Long, long, ago, in a galaxy far, far, away, Yoda told Luke Skywalker:
“Do, or do not… there is no try.” Yoda hit the nail on the head. In ABA practice we implement this axiom continuously with every skill we teach.
‘Doing’ is clear and simple, operational and observable. ‘Doing’ is repertoire in action and gives us something to reinforce:
“Get a plate and cup.”
“Sit down please.”
“Point to the number 5.”
“Pick the longest straw.”
“Walk to the kitchen.”
“Read that word.”
‘Trying’ on the other hand is a mentalist term somehow involving intent or desire to do something. While such ideation may indeed occur, it does not give us anything concrete to reinforce. The term “try, try again” [when you don’t succeed] was coined by T.H. Palmer (1840) in his Teacher’s Manual.
Fortunately, pedagogy has moved on a bit since. You don’t really ‘try’ to do anything… you do it or you don’t , and ‘don’t’ can mean ‘won’t’ or ‘can’t’. When you ‘won’t’, you’re certainly not ‘trying’. When you ‘can’t’ (meaning it’s not in your repertoire) ‘trying’ is a futile exercise.

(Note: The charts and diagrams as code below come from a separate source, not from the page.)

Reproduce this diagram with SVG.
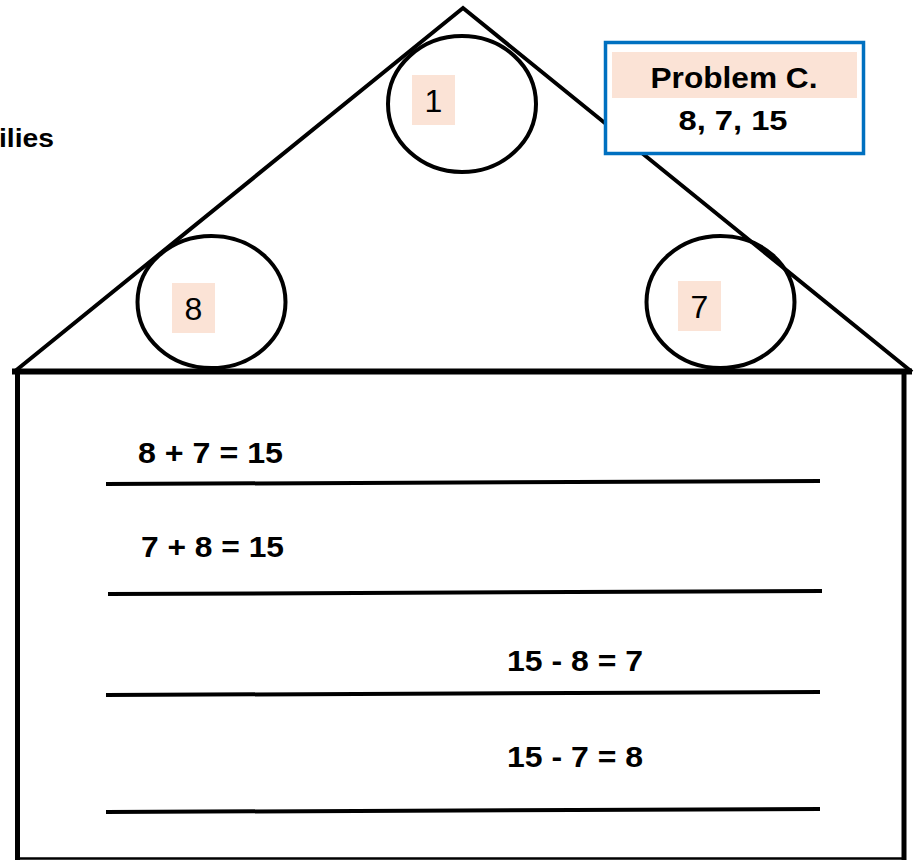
<svg xmlns="http://www.w3.org/2000/svg" width="923" height="860" viewBox="0 0 923 860">
<style>
.ln{stroke:#000;fill:none;stroke-linecap:butt}
.circ{fill:none;stroke:#000;stroke-width:4}
.hl{fill:#fbe3d6}
.num{font-family:"Liberation Sans",Arial,sans-serif;font-size:32px;fill:#000}
.eq{font-family:"Liberation Sans",Arial,sans-serif;font-weight:bold;font-size:29px;fill:#000}
.ttl{font-family:"Liberation Sans",Arial,sans-serif;font-weight:bold;fill:#000}
</style>
<rect width="923" height="860" fill="#fff"/>
<g id="house">
<polyline class="ln" points="14,372 463,8 912,372" stroke-width="4" stroke-linejoin="miter"/>
<line class="ln" x1="12" y1="371.5" x2="912" y2="371.5" stroke-width="6"/>
<line class="ln" x1="17.5" y1="369" x2="17.5" y2="860" stroke-width="5"/>
<line class="ln" x1="904" y1="369" x2="904" y2="860" stroke-width="5"/>
<line class="ln" x1="17" y1="858.5" x2="904" y2="858.5" stroke-width="2.5"/>
</g>
<g id="title-cut">
<text class="ttl" x="-1" y="147" font-size="25" textLength="55" lengthAdjust="spacingAndGlyphs">ilies</text>
</g>
<g id="node-top">
<ellipse class="circ" cx="462" cy="104" rx="74" ry="68"/>
<rect class="hl" x="412" y="75" width="43" height="50"/>
<text class="num" x="433.5" y="112" text-anchor="middle">1</text>
</g>
<g id="node-left">
<ellipse class="circ" cx="211.5" cy="302" rx="74" ry="66"/>
<rect class="hl" x="172" y="283" width="43" height="50"/>
<text class="num" x="193.5" y="320" text-anchor="middle">8</text>
</g>
<g id="node-right">
<ellipse class="circ" cx="720.5" cy="302" rx="74" ry="66"/>
<rect class="hl" x="678" y="281" width="43" height="50"/>
<text class="num" x="699.5" y="318" text-anchor="middle">7</text>
</g>
<g id="problem">
<rect x="605.5" y="42.5" width="258" height="111" fill="#fff" stroke="#0070c0" stroke-width="3.5"/>
<rect class="hl" x="612" y="52" width="245" height="46"/>
<text class="ttl" x="734" y="88" font-size="29" text-anchor="middle" textLength="167" lengthAdjust="spacingAndGlyphs">Problem C.</text>
<text class="ttl" x="733" y="130" font-size="28" text-anchor="middle" textLength="109" lengthAdjust="spacingAndGlyphs">8, 7, 15</text>
</g>
<g id="connectors">
<line class="ln" x1="106" y1="484" x2="820" y2="481" stroke-width="4"/>
<line class="ln" x1="108" y1="594" x2="822" y2="591" stroke-width="4"/>
<line class="ln" x1="106" y1="695" x2="820" y2="692" stroke-width="4"/>
<line class="ln" x1="106" y1="812" x2="820" y2="809" stroke-width="4"/>
</g>
<g id="equations">
<text class="eq" x="138" y="463" textLength="145" lengthAdjust="spacingAndGlyphs">8 + 7 = 15</text>
<text class="eq" x="141" y="557" textLength="143" lengthAdjust="spacingAndGlyphs">7 + 8 = 15</text>
<text class="eq" x="507" y="671" textLength="136" lengthAdjust="spacingAndGlyphs">15 - 8 = 7</text>
<text class="eq" x="507" y="767" textLength="136" lengthAdjust="spacingAndGlyphs">15 - 7 = 8</text>
</g>
</svg>
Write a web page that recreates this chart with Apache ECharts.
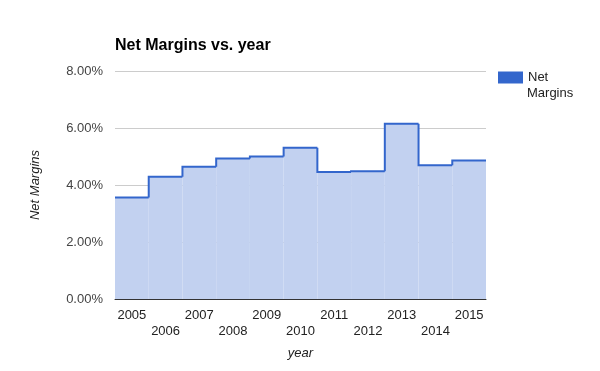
<!DOCTYPE html>
<html><head><meta charset="utf-8">
<script src="https://cdn.jsdelivr.net/npm/echarts@6/dist/echarts.min.js"></script>
<style>html,body{margin:0;padding:0;background:#fff}#c{width:600px;height:371px}</style>
</head><body><div id="c"></div>
<script>
var years = ['2005','2006','2007','2008','2009','2010','2011','2012','2013','2014','2015'];
var netMargins = [3.56, 4.29, 4.64, 4.93, 5.00, 5.31, 4.46, 4.48, 6.15, 4.69, 4.86];
var yTicks = [0, 2, 4, 6, 8];

var chart = echarts.init(document.getElementById('c'));
var font = 'Arial, "Liberation Sans", sans-serif';

function renderStep(params, api) {
  var i = params.dataIndex;
  var v = api.value(1);
  var prev = i > 0 ? netMargins[i - 1] : v;
  var p0 = api.coord([i, 0]);
  var pTopL = api.coord([i, v]);
  var pTopR = api.coord([i + 1, v]);
  var pPrev = api.coord([i, prev]);
  return {
    type: 'group',
    children: [
      {type: 'rect', z2: 1,
        shape: {x: p0[0], y: pTopL[1], width: pTopR[0] - pTopL[0], height: p0[1] - pTopL[1]},
        style: {fill: '#c2d1f0'}},
      {type: 'polyline', z2: 10,
        shape: {points: [pPrev, pTopL, pTopR]},
        style: {stroke: '#3366cc', lineWidth: 2, fill: null}}
    ]
  };
}

chart.setOption({
  animation: false,
  textStyle: {fontFamily: font},
  title: {text: 'Net Margins vs. year', left: 110, top: 33,
    textStyle: {fontFamily: font, fontSize: 16, fontWeight: 'bold', color: '#000'}},
  legend: {orient: 'vertical', left: 498, top: 71, padding: 0, itemWidth: 25, itemHeight: 12,
    icon: 'rect',
    formatter: function(){ return 'Net'; },
    textStyle: {fontFamily: font, fontSize: 13, color: '#222'},
    data: [{name: 'Net Margins', itemStyle: {color: '#3366cc', opacity: 1}}]},
  graphic: [{type: 'text', left: 527, top: 87,
    style: {text: 'Margins', font: '13px Arial, "Liberation Sans", sans-serif', fill: '#222'}}],
  grid: {left: 115, right: 114, top: 71, bottom: 72, containLabel: false},
  xAxis: [
    {type: 'value', min: 0, max: years.length, show: false},
    {type: 'category', data: years, boundaryGap: true, position: 'bottom',
      name: 'year', nameLocation: 'middle', nameGap: 48,
      nameTextStyle: {fontFamily: font, fontSize: 13, fontStyle: 'italic', color: '#222'},
      axisLine: {lineStyle: {color: '#333', width: 1}},
      axisTick: {show: false},
      axisLabel: {interval: 0, fontFamily: font, fontSize: 13, color: '#222', margin: 8, lineHeight: 16,
        formatter: function(v, i){ return i % 2 === 1 ? '\n' + v : v; }},
      splitLine: {show: false}}
  ],
  yAxis: {type: 'value', min: yTicks[0], max: yTicks[yTicks.length - 1], interval: 2,
    name: 'Net Margins', nameLocation: 'middle', nameGap: 73, nameRotate: 90,
    nameTextStyle: {fontFamily: font, fontSize: 13, fontStyle: 'italic', color: '#222'},
    axisLine: {show: false}, axisTick: {show: false},
    axisLabel: {fontFamily: font, fontSize: 13, color: '#444', margin: 12,
      formatter: function(v){ return v.toFixed(2) + '%'; }},
    splitLine: {lineStyle: {color: '#cccccc', width: 1}}},
  series: [{
    name: 'Net Margins', type: 'custom', xAxisIndex: 0,
    renderItem: renderStep,
    itemStyle: {color: '#3366cc'},
    encode: {x: 0, y: 1},
    data: netMargins.map(function(v, i){ return [i, v]; })
  }]
});
</script></body></html>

We do, however, teach new behaviors all the time, but not by asking the learner to try. We break down the behavior to teach into achievable units (some of which the learner can typically already do) and reinforce those units in succession. When a discrimination is too difficult, we prompt, and then progressively fade the prompts as the learner performs independently.
The process is called ‘shaping’ (teaching new skills through successive approximations). It works! It’s what you do when “at first you don’t succeed” and it has nothing to do with trying.